### Instructions to follow
Exactly repeat the material, dropping only the pictures.

───

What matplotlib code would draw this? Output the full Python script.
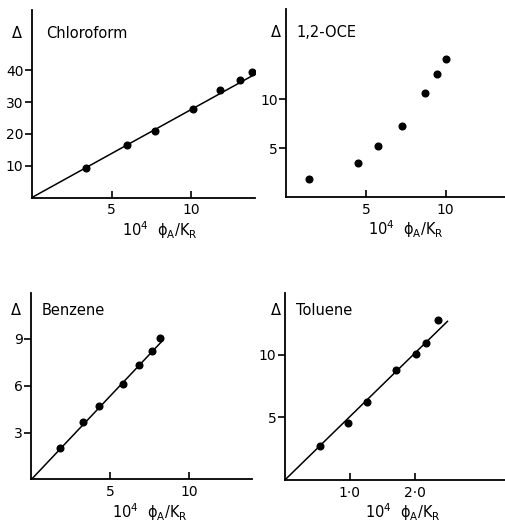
import matplotlib
matplotlib.use('Agg')

import matplotlib.pyplot as plt

# chloroform
chl_x = [3.42, 5.99, 7.70, 10.09, 11.83, 13.04, 13.81]
chl_y = [9.4, 16.5, 20.9, 28.0, 33.7, 37.1, 39.4]
chl_fit = [13.9, 38.5]

# 1,2-dichloroethane (no line)
dce_x = [1.40, 4.48, 5.75, 7.26, 8.68, 9.45, 10.0]
dce_y = [1.8, 3.5, 5.2, 7.3, 10.6, 12.6, 14.1]

# benzene
ben_x = [1.82, 3.29, 4.31, 5.81, 6.85, 7.64, 8.17]
ben_y = [2.02, 3.66, 4.70, 6.11, 7.34, 8.19, 9.04]
ben_fit = [8.34, 8.9]

# toluene
tol_x = [0.54, 0.97, 1.27, 1.71, 2.01, 2.17, 2.36]
tol_y = [2.73, 4.57, 6.22, 8.82, 10.07, 10.93, 12.8]
tol_fit = [2.50, 12.67]

xlabel = r'10$^4$  ϕ$_{\mathrm{A}}$/K$_{\mathrm{R}}$'

fig = plt.figure(figsize=(5.06, 5.24), dpi=100)

def panel(rect, xs, ys, fit, title, xlim, ylim, xt, xtl, yt, lab_x, delta_x, title_x, top_y):
    ax = fig.add_axes(rect)
    ax.plot(xs, ys, 'o', color='black', ms=4.8)
    if fit:
        ax.plot([0, fit[0]], [0, fit[1]], color='black', lw=1.1)
    ax.set_xlim(xlim)
    ax.set_ylim(ylim)
    ax.spines['top'].set_visible(False)
    ax.spines['right'].set_visible(False)
    ax.spines['left'].set_linewidth(1.3)
    ax.spines['bottom'].set_linewidth(1.3)
    ax.set_xticks(xt)
    ax.set_xticklabels(xtl, fontsize=10)
    ax.set_yticks(yt)
    ax.set_yticklabels([str(v) for v in yt], fontsize=10)
    ax.tick_params(axis='x', direction='in', length=5, width=1.2, pad=4)
    ax.tick_params(axis='y', direction='out', length=5, width=1.2, pad=1)
    ax.set_xlabel(xlabel, fontsize=10.5)
    ax.xaxis.set_label_coords(lab_x, -0.115)
    ax.text(delta_x, top_y, 'Δ', transform=ax.transAxes, fontsize=10.5,
            ha='center', va='center')
    ax.text(title_x, top_y, title, transform=ax.transAxes, fontsize=10.5,
            ha='left', va='center')
    return ax

panel([0.063, 0.623, 0.441, 0.358], chl_x, chl_y, chl_fit, 'Chloroform',
      (0, 14.0), (0, 59), [5, 10], ['5', '10'], [10, 20, 30, 40],
      0.574, -0.069, 0.066, 0.877)
panel([0.566, 0.624, 0.434, 0.358], dce_x, dce_y, None, '1,2-OCE',
      (0, 13.8), (0, 19.2), [5, 10], ['5', '10'], [5, 10],
      0.544, -0.049, 0.045, 0.877)
panel([0.062, 0.085, 0.436, 0.355], ben_x, ben_y, ben_fit, 'Benzene',
      (0, 14.0), (0, 11.9), [5, 10], ['5', '10'], [3, 6, 9],
      0.537, -0.07, 0.046, 0.91)
panel([0.563, 0.084, 0.437, 0.356], tol_x, tol_y, tol_fit, 'Toluene',
      (0, 3.4), (0, 14.9), [1.0, 2.0], ['1·0', '2·0'], [5, 10],
      0.534, -0.042, 0.051, 0.91)

plt.savefig('out.png', dpi=100)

───

### Exercise solution
What matplotlib code would draw this? Output the full Python script.
import matplotlib
matplotlib.use('Agg')

import matplotlib.pyplot as plt

# chloroform
chl_x = [3.42, 5.99, 7.70, 10.09, 11.83, 13.04, 13.81]
chl_y = [9.4, 16.5, 20.9, 28.0, 33.7, 37.1, 39.4]
chl_fit = [13.9, 38.5]

# 1,2-dichloroethane (no line)
dce_x = [1.40, 4.48, 5.75, 7.26, 8.68, 9.45, 10.0]
dce_y = [1.8, 3.5, 5.2, 7.3, 10.6, 12.6, 14.1]

# benzene
ben_x = [1.82, 3.29, 4.31, 5.81, 6.85, 7.64, 8.17]
ben_y = [2.02, 3.66, 4.70, 6.11, 7.34, 8.19, 9.04]
ben_fit = [8.34, 8.9]

# toluene
tol_x = [0.54, 0.97, 1.27, 1.71, 2.01, 2.17, 2.36]
tol_y = [2.73, 4.57, 6.22, 8.82, 10.07, 10.93, 12.8]
tol_fit = [2.50, 12.67]

xlabel = r'10$^4$  ϕ$_{\mathrm{A}}$/K$_{\mathrm{R}}$'

fig = plt.figure(figsize=(5.06, 5.24), dpi=100)

def panel(rect, xs, ys, fit, title, xlim, ylim, xt, xtl, yt, lab_x, delta_x, title_x, top_y):
    ax = fig.add_axes(rect)
    ax.plot(xs, ys, 'o', color='black', ms=4.8)
    if fit:
        ax.plot([0, fit[0]], [0, fit[1]], color='black', lw=1.1)
    ax.set_xlim(xlim)
    ax.set_ylim(ylim)
    ax.spines['top'].set_visible(False)
    ax.spines['right'].set_visible(False)
    ax.spines['left'].set_linewidth(1.3)
    ax.spines['bottom'].set_linewidth(1.3)
    ax.set_xticks(xt)
    ax.set_xticklabels(xtl, fontsize=10)
    ax.set_yticks(yt)
    ax.set_yticklabels([str(v) for v in yt], fontsize=10)
    ax.tick_params(axis='x', direction='in', length=5, width=1.2, pad=4)
    ax.tick_params(axis='y', direction='out', length=5, width=1.2, pad=1)
    ax.set_xlabel(xlabel, fontsize=10.5)
    ax.xaxis.set_label_coords(lab_x, -0.115)
    ax.text(delta_x, top_y, 'Δ', transform=ax.transAxes, fontsize=10.5,
            ha='center', va='center')
    ax.text(title_x, top_y, title, transform=ax.transAxes, fontsize=10.5,
            ha='left', va='center')
    return ax

panel([0.063, 0.623, 0.441, 0.358], chl_x, chl_y, chl_fit, 'Chloroform',
      (0, 14.0), (0, 59), [5, 10], ['5', '10'], [10, 20, 30, 40],
      0.574, -0.069, 0.066, 0.877)
panel([0.566, 0.624, 0.434, 0.358], dce_x, dce_y, None, '1,2-OCE',
      (0, 13.8), (0, 19.2), [5, 10], ['5', '10'], [5, 10],
      0.544, -0.049, 0.045, 0.877)
panel([0.062, 0.085, 0.436, 0.355], ben_x, ben_y, ben_fit, 'Benzene',
      (0, 14.0), (0, 11.9), [5, 10], ['5', '10'], [3, 6, 9],
      0.537, -0.07, 0.046, 0.91)
panel([0.563, 0.084, 0.437, 0.356], tol_x, tol_y, tol_fit, 'Toluene',
      (0, 3.4), (0, 14.9), [1.0, 2.0], ['1·0', '2·0'], [5, 10],
      0.534, -0.042, 0.051, 0.91)

plt.savefig('out.png', dpi=100)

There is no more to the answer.